Did I ever tell you about our house in Wichita? It was a beautiful, three-story, 1912 box colonial, with hardwood floors and the kind of molding that our nation has forgotten how to produce. The den had a fireplace of painted brick, a tin ceiling, and wood-paneled walls (1920-style, not 1970) with an etched and painted chair rail that matched a pattern painted on the edges of the polished floor. The master bedroom had a sitting room and a bathroom big enough to significantly lower the odds of divorce.
And space? Oh, the space! Five bedrooms, and a full, finished basement. It was embarrassing, the space we had. The doors were the thick heavy kind, built back when we still knew how to manufacture a good solid tree in this country. The wiring was outrageous, the venting antiquated, the foundation stronger than a preacher’s promise.
Our house had a detached garage in the back, and over that garage was a small apartment. The couple who bought it announced that they were going to put a handicapped relative back there. We took extra care making some needed repairs to its floor.
Fast-forward a year and a half. A young friend visited our old house, on the off-chance that the apartment might be available to rent. It turns out that it isn’t available, but not because someone is living in it. “My husband made it into his playroom,” the wife told her.
His playroom. They have one child and one big dog (which lives in the house with them, where it clatters across those beautiful floors). But the husband needs his own playroom.
I had dinner with three men Tuesday night, each of them wiser than I. The talk turned to leadership, and each of them had something wise to say about what he’s learned in this area. Eventually one of them looked at me and asked, “So, Tony, what have you learned about leadership?”
I confessed that I’ve learned I’m not very good at it. I’m adequate at work, but I fail in the places that matter most — in the world, in the church, most of all in my home. They nodded in commiseration. None of us is happy with his performance in these latter domains. The world cries out, I said, and so do our churches and our wives, for men who will lead, who will say “this is right, and that is wrong, and I will stand with what is right.”

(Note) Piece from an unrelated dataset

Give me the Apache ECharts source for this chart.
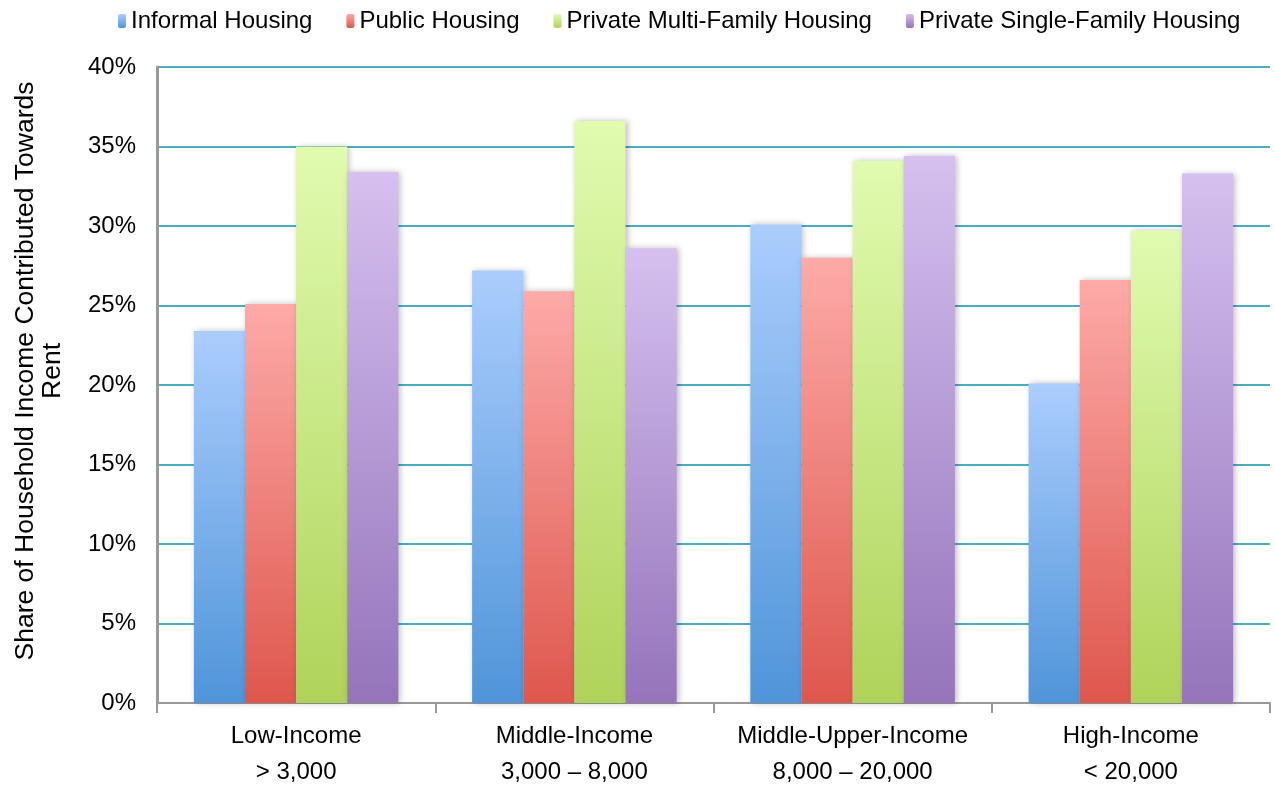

But instead we remain silent when good is pronounced evil, and evil, good. We pray silently in those moments, or worse, we signal agreement lest we offend anyone. We slouch in the back of our churches when volunteers are needed, and ask the women to be God’s hands. Even in our own homes we expect our wives to raise the children and keep us on a good spiritual track.
The world cries out for leaders, and we build playrooms.
A passage of scripture that has always stuck with me is God’s first conversation with Moses. God told Moses that he would use him to deliver the people of Israel from Pharaoh’s rule. Moses replied by doubting God’s choice of messenger. Next he asked what he was supposed to tell people who questioned his authority. Then he asked what to do if the Egyptians wouldn’t listen. Then he tried to wiggle out of the task altogether by pointing out what a poor public speaker he was. Finally, Moses simply begged God to use somebody else: “Please, Lord, now send the message by whomever you will.”
Anybody, that is, but me. Isn’t that what we’ve grown accustomed to saying? Let somebody else lead. Let somebody else draw a line in the sand and declare to what is evil and destructive around us, “You will shall not pass.”
Lead, or build playrooms. Which will we choose?